Exercise requirements:
Retype the data that follows line by line, exactly, and leave its pictures out.

Data provided:
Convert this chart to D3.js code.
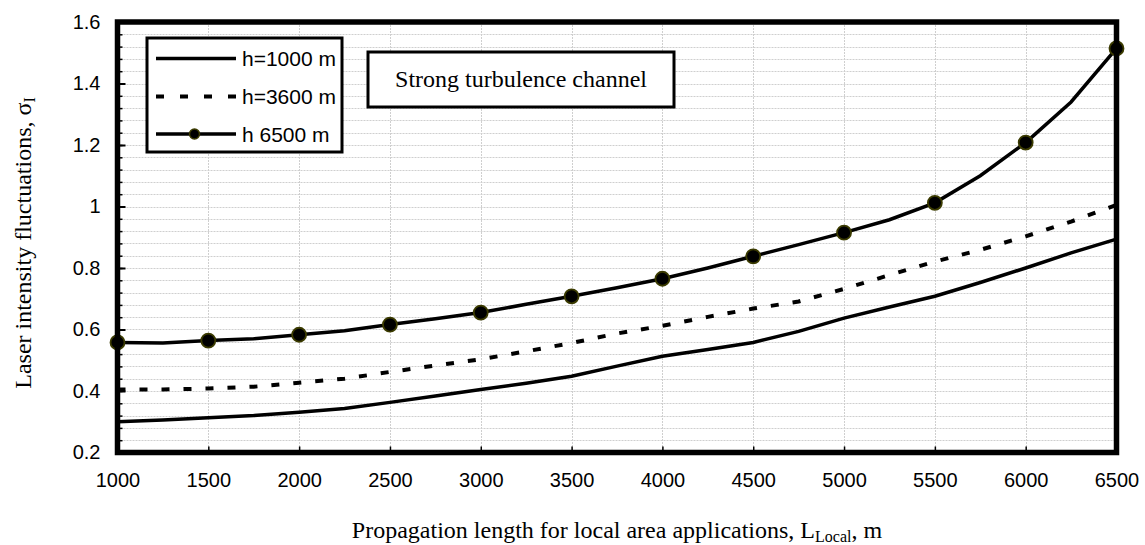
<!DOCTYPE html>
<html>
<head>
<meta charset="utf-8">
<script src="https://cdn.jsdelivr.net/npm/d3@7"></script>
<style>
    body { margin: 0; background: #fff; }
    svg { display: block; }
</style>
</head>
<body>
<div id="chart"></div>
<script>
// values, every 250 m
const lengths = [1000, 1250, 1500, 1750, 2000, 2250, 2500, 2750, 3000, 3250, 3500, 3750,
    4000, 4250, 4500, 4750, 5000, 5250, 5500, 5750, 6000, 6250, 6500];
const h1000 = [0.300, 0.306, 0.313, 0.320, 0.331, 0.343, 0.363, 0.384, 0.405, 0.425, 0.448, 0.481,
    0.513, 0.535, 0.558, 0.594, 0.637, 0.673, 0.708, 0.753, 0.800, 0.849, 0.894];
const h3600 = [0.405, 0.405, 0.408, 0.414, 0.427, 0.440, 0.462, 0.483, 0.503, 0.529, 0.556, 0.587,
    0.612, 0.641, 0.668, 0.691, 0.732, 0.777, 0.821, 0.859, 0.903, 0.951, 1.005];
const h6500 = [0.558, 0.556, 0.564, 0.570, 0.583, 0.596, 0.616, 0.635, 0.655, 0.682, 0.708, 0.736,
    0.765, 0.800, 0.838, 0.876, 0.915, 0.957, 1.012, 1.100, 1.208, 1.340, 1.514];
// markers only sit on every 500 m
const markerLengths = [1000, 1500, 2000, 2500, 3000, 3500, 4000, 4500, 5000, 5500, 6000, 6500];

const xTicks = [1000, 1500, 2000, 2500, 3000, 3500, 4000, 4500, 5000, 5500, 6000, 6500];
const yTicks = [0.2, 0.4, 0.6, 0.8, 1, 1.2, 1.4, 1.6];
const yMinorTicks = d3.range(0, 36).map(i => 0.2 + i * 0.04);

const seriesNames = ["h=1000 m", "h=3600 m", "h 6500 m"];
const noteText = "Strong turbulence channel";

const width = 1145, height = 545;
const plot = { left: 117.5, right: 1116.5, top: 22, bottom: 452.5 };

const x = d3.scaleLinear().domain([1000, 6500]).range([plot.left, plot.right]);
const y = d3.scaleLinear().domain([0.2, 1.6]).range([plot.bottom, plot.top]);

const svg = d3.select("#chart").append("svg")
    .attr("width", width)
    .attr("height", height);

// grid
const grid = svg.append("g").attr("stroke", "#cfcfcf").attr("stroke-width", 1).attr("stroke-dasharray", "2,1");
grid.selectAll("line.h")
    .data(yMinorTicks.slice(1, -1))
    .join("line")
    .attr("x1", plot.left).attr("x2", plot.right)
    .attr("y1", d => Math.round(y(d)) + 0.5).attr("y2", d => Math.round(y(d)) + 0.5);
grid.selectAll("line.v")
    .data(xTicks.slice(1, -1))
    .join("line")
    .attr("class", "v")
    .attr("y1", plot.top).attr("y2", plot.bottom)
    .attr("x1", d => Math.round(x(d)) + 0.5).attr("x2", d => Math.round(x(d)) + 0.5);

// axes
const fontSans = "'Liberation Sans', Arial, sans-serif";
const fontSerif = "'Liberation Serif', 'Times New Roman', serif";

const yMinor = svg.append("g")
    .attr("transform", `translate(${plot.left},0)`)
    .call(d3.axisLeft(y).tickValues(yMinorTicks).tickSize(-5).tickFormat(""));
yMinor.select(".domain").remove();
yMinor.selectAll("line").attr("stroke", "#000").attr("stroke-width", 1.5);

const yAxis = svg.append("g")
    .attr("transform", `translate(${plot.left},0)`)
    .call(d3.axisLeft(y).tickValues(yTicks).tickSize(-8).tickPadding(17).tickFormat(d => String(d)));
yAxis.select(".domain").remove();
yAxis.selectAll("line").attr("stroke", "#000").attr("stroke-width", 2);
yAxis.selectAll("text").attr("font-family", fontSans).attr("font-size", 20).attr("fill", "#000");

const xAxis = svg.append("g")
    .attr("transform", `translate(0,${plot.bottom})`)
    .call(d3.axisBottom(x).tickValues(xTicks).tickSize(-6).tickPadding(20).tickFormat(d => String(d)));
xAxis.select(".domain").remove();
xAxis.selectAll("line").attr("stroke", "#000").attr("stroke-width", 1.5);
xAxis.selectAll("text").attr("font-family", fontSans).attr("font-size", 20).attr("fill", "#000");

// series
const lineGen = d3.line().x(d => x(d[0])).y(d => y(d[1]));
const zip = vals => lengths.map((l, i) => [l, vals[i]]);

svg.append("path").datum(zip(h1000))
    .attr("d", lineGen).attr("fill", "none").attr("stroke", "#000").attr("stroke-width", 3.5);
svg.append("path").datum(zip(h3600))
    .attr("d", lineGen).attr("fill", "none").attr("stroke", "#000").attr("stroke-width", 4)
    .attr("stroke-dasharray", "8,14");
svg.append("path").datum(zip(h6500))
    .attr("d", lineGen).attr("fill", "none").attr("stroke", "#000").attr("stroke-width", 3.5);

svg.selectAll("circle.mk")
    .data(markerLengths.map(l => [l, h6500[lengths.indexOf(l)]]))
    .join("circle")
    .attr("class", "mk")
    .attr("cx", d => x(d[0])).attr("cy", d => y(d[1]))
    .attr("r", 7)
    .attr("fill", "#000").attr("stroke", "#3b3b00").attr("stroke-width", 1.8);

// plot frame
svg.append("rect")
    .attr("x", plot.left).attr("y", plot.top)
    .attr("width", plot.right - plot.left).attr("height", plot.bottom - plot.top)
    .attr("fill", "none").attr("stroke", "#000").attr("stroke-width", 5.5);

// legend
const legend = svg.append("g");
legend.append("rect")
    .attr("x", 147).attr("y", 38).attr("width", 195).attr("height", 114)
    .attr("fill", "#fff").attr("stroke", "#000").attr("stroke-width", 3);
const legendY = [58.5, 96.5, 134];
seriesNames.forEach((name, i) => {
    const ln = legend.append("line")
        .attr("x1", 156).attr("x2", 236)
        .attr("y1", legendY[i]).attr("y2", legendY[i])
        .attr("stroke", "#000").attr("stroke-width", i === 1 ? 4 : 3.5);
    if (i === 1) ln.attr("stroke-dasharray", "8,16");
    if (i === 2) {
        legend.append("circle")
            .attr("cx", 194.5).attr("cy", legendY[i]).attr("r", 5)
            .attr("fill", "#000").attr("stroke", "#3b3b00").attr("stroke-width", 1.5);
    }
    legend.append("text")
        .attr("x", 242).attr("y", legendY[i]).attr("dy", "0.36em")
        .attr("font-family", fontSans).attr("font-size", 21)
        .text(name);
});

// note box
svg.append("rect")
    .attr("x", 368).attr("y", 52).attr("width", 306).attr("height", 55)
    .attr("fill", "#fff").attr("stroke", "#000").attr("stroke-width", 3);
svg.append("text")
    .attr("x", 521).attr("y", 87)
    .attr("text-anchor", "middle")
    .attr("font-family", fontSerif).attr("font-size", 24)
    .text(noteText);

// axis titles
const xTitle = svg.append("text")
    .attr("x", (plot.left + plot.right) / 2).attr("y", 538)
    .attr("text-anchor", "middle")
    .attr("font-family", fontSerif).attr("font-size", 24);
xTitle.append("tspan").text("Propagation length for local area applications, L");
xTitle.append("tspan").attr("font-size", 16).attr("dy", 4).text("Local");
xTitle.append("tspan").attr("dy", -4).text(", m");

const yTitle = svg.append("text")
    .attr("transform", `translate(31,243) rotate(-90)`)
    .attr("text-anchor", "middle")
    .attr("font-family", fontSerif).attr("font-size", 24);
yTitle.append("tspan").text("Laser intensity fluctuations, σ");
yTitle.append("tspan").attr("font-size", 16).attr("dy", 4).text("I");
</script>
</body>
</html>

Expected answer:
Convert this chart to D3.js code.
<!DOCTYPE html>
<html>
<head>
<meta charset="utf-8">
<script src="https://cdn.jsdelivr.net/npm/d3@7"></script>
<style>
    body { margin: 0; background: #fff; }
    svg { display: block; }
</style>
</head>
<body>
<div id="chart"></div>
<script>
// values, every 250 m
const lengths = [1000, 1250, 1500, 1750, 2000, 2250, 2500, 2750, 3000, 3250, 3500, 3750,
    4000, 4250, 4500, 4750, 5000, 5250, 5500, 5750, 6000, 6250, 6500];
const h1000 = [0.300, 0.306, 0.313, 0.320, 0.331, 0.343, 0.363, 0.384, 0.405, 0.425, 0.448, 0.481,
    0.513, 0.535, 0.558, 0.594, 0.637, 0.673, 0.708, 0.753, 0.800, 0.849, 0.894];
const h3600 = [0.405, 0.405, 0.408, 0.414, 0.427, 0.440, 0.462, 0.483, 0.503, 0.529, 0.556, 0.587,
    0.612, 0.641, 0.668, 0.691, 0.732, 0.777, 0.821, 0.859, 0.903, 0.951, 1.005];
const h6500 = [0.558, 0.556, 0.564, 0.570, 0.583, 0.596, 0.616, 0.635, 0.655, 0.682, 0.708, 0.736,
    0.765, 0.800, 0.838, 0.876, 0.915, 0.957, 1.012, 1.100, 1.208, 1.340, 1.514];
// markers only sit on every 500 m
const markerLengths = [1000, 1500, 2000, 2500, 3000, 3500, 4000, 4500, 5000, 5500, 6000, 6500];

const xTicks = [1000, 1500, 2000, 2500, 3000, 3500, 4000, 4500, 5000, 5500, 6000, 6500];
const yTicks = [0.2, 0.4, 0.6, 0.8, 1, 1.2, 1.4, 1.6];
const yMinorTicks = d3.range(0, 36).map(i => 0.2 + i * 0.04);

const seriesNames = ["h=1000 m", "h=3600 m", "h 6500 m"];
const noteText = "Strong turbulence channel";

const width = 1145, height = 545;
const plot = { left: 117.5, right: 1116.5, top: 22, bottom: 452.5 };

const x = d3.scaleLinear().domain([1000, 6500]).range([plot.left, plot.right]);
const y = d3.scaleLinear().domain([0.2, 1.6]).range([plot.bottom, plot.top]);

const svg = d3.select("#chart").append("svg")
    .attr("width", width)
    .attr("height", height);

// grid
const grid = svg.append("g").attr("stroke", "#cfcfcf").attr("stroke-width", 1).attr("stroke-dasharray", "2,1");
grid.selectAll("line.h")
    .data(yMinorTicks.slice(1, -1))
    .join("line")
    .attr("x1", plot.left).attr("x2", plot.right)
    .attr("y1", d => Math.round(y(d)) + 0.5).attr("y2", d => Math.round(y(d)) + 0.5);
grid.selectAll("line.v")
    .data(xTicks.slice(1, -1))
    .join("line")
    .attr("class", "v")
    .attr("y1", plot.top).attr("y2", plot.bottom)
    .attr("x1", d => Math.round(x(d)) + 0.5).attr("x2", d => Math.round(x(d)) + 0.5);

// axes
const fontSans = "'Liberation Sans', Arial, sans-serif";
const fontSerif = "'Liberation Serif', 'Times New Roman', serif";

const yMinor = svg.append("g")
    .attr("transform", `translate(${plot.left},0)`)
    .call(d3.axisLeft(y).tickValues(yMinorTicks).tickSize(-5).tickFormat(""));
yMinor.select(".domain").remove();
yMinor.selectAll("line").attr("stroke", "#000").attr("stroke-width", 1.5);

const yAxis = svg.append("g")
    .attr("transform", `translate(${plot.left},0)`)
    .call(d3.axisLeft(y).tickValues(yTicks).tickSize(-8).tickPadding(17).tickFormat(d => String(d)));
yAxis.select(".domain").remove();
yAxis.selectAll("line").attr("stroke", "#000").attr("stroke-width", 2);
yAxis.selectAll("text").attr("font-family", fontSans).attr("font-size", 20).attr("fill", "#000");

const xAxis = svg.append("g")
    .attr("transform", `translate(0,${plot.bottom})`)
    .call(d3.axisBottom(x).tickValues(xTicks).tickSize(-6).tickPadding(20).tickFormat(d => String(d)));
xAxis.select(".domain").remove();
xAxis.selectAll("line").attr("stroke", "#000").attr("stroke-width", 1.5);
xAxis.selectAll("text").attr("font-family", fontSans).attr("font-size", 20).attr("fill", "#000");

// series
const lineGen = d3.line().x(d => x(d[0])).y(d => y(d[1]));
const zip = vals => lengths.map((l, i) => [l, vals[i]]);

svg.append("path").datum(zip(h1000))
    .attr("d", lineGen).attr("fill", "none").attr("stroke", "#000").attr("stroke-width", 3.5);
svg.append("path").datum(zip(h3600))
    .attr("d", lineGen).attr("fill", "none").attr("stroke", "#000").attr("stroke-width", 4)
    .attr("stroke-dasharray", "8,14");
svg.append("path").datum(zip(h6500))
    .attr("d", lineGen).attr("fill", "none").attr("stroke", "#000").attr("stroke-width", 3.5);

svg.selectAll("circle.mk")
    .data(markerLengths.map(l => [l, h6500[lengths.indexOf(l)]]))
    .join("circle")
    .attr("class", "mk")
    .attr("cx", d => x(d[0])).attr("cy", d => y(d[1]))
    .attr("r", 7)
    .attr("fill", "#000").attr("stroke", "#3b3b00").attr("stroke-width", 1.8);

// plot frame
svg.append("rect")
    .attr("x", plot.left).attr("y", plot.top)
    .attr("width", plot.right - plot.left).attr("height", plot.bottom - plot.top)
    .attr("fill", "none").attr("stroke", "#000").attr("stroke-width", 5.5);

// legend
const legend = svg.append("g");
legend.append("rect")
    .attr("x", 147).attr("y", 38).attr("width", 195).attr("height", 114)
    .attr("fill", "#fff").attr("stroke", "#000").attr("stroke-width", 3);
const legendY = [58.5, 96.5, 134];
seriesNames.forEach((name, i) => {
    const ln = legend.append("line")
        .attr("x1", 156).attr("x2", 236)
        .attr("y1", legendY[i]).attr("y2", legendY[i])
        .attr("stroke", "#000").attr("stroke-width", i === 1 ? 4 : 3.5);
    if (i === 1) ln.attr("stroke-dasharray", "8,16");
    if (i === 2) {
        legend.append("circle")
            .attr("cx", 194.5).attr("cy", legendY[i]).attr("r", 5)
            .attr("fill", "#000").attr("stroke", "#3b3b00").attr("stroke-width", 1.5);
    }
    legend.append("text")
        .attr("x", 242).attr("y", legendY[i]).attr("dy", "0.36em")
        .attr("font-family", fontSans).attr("font-size", 21)
        .text(name);
});

// note box
svg.append("rect")
    .attr("x", 368).attr("y", 52).attr("width", 306).attr("height", 55)
    .attr("fill", "#fff").attr("stroke", "#000").attr("stroke-width", 3);
svg.append("text")
    .attr("x", 521).attr("y", 87)
    .attr("text-anchor", "middle")
    .attr("font-family", fontSerif).attr("font-size", 24)
    .text(noteText);

// axis titles
const xTitle = svg.append("text")
    .attr("x", (plot.left + plot.right) / 2).attr("y", 538)
    .attr("text-anchor", "middle")
    .attr("font-family", fontSerif).attr("font-size", 24);
xTitle.append("tspan").text("Propagation length for local area applications, L");
xTitle.append("tspan").attr("font-size", 16).attr("dy", 4).text("Local");
xTitle.append("tspan").attr("dy", -4).text(", m");

const yTitle = svg.append("text")
    .attr("transform", `translate(31,243) rotate(-90)`)
    .attr("text-anchor", "middle")
    .attr("font-family", fontSerif).attr("font-size", 24);
yTitle.append("tspan").text("Laser intensity fluctuations, σ");
yTitle.append("tspan").attr("font-size", 16).attr("dy", 4).text("I");
</script>
</body>
</html>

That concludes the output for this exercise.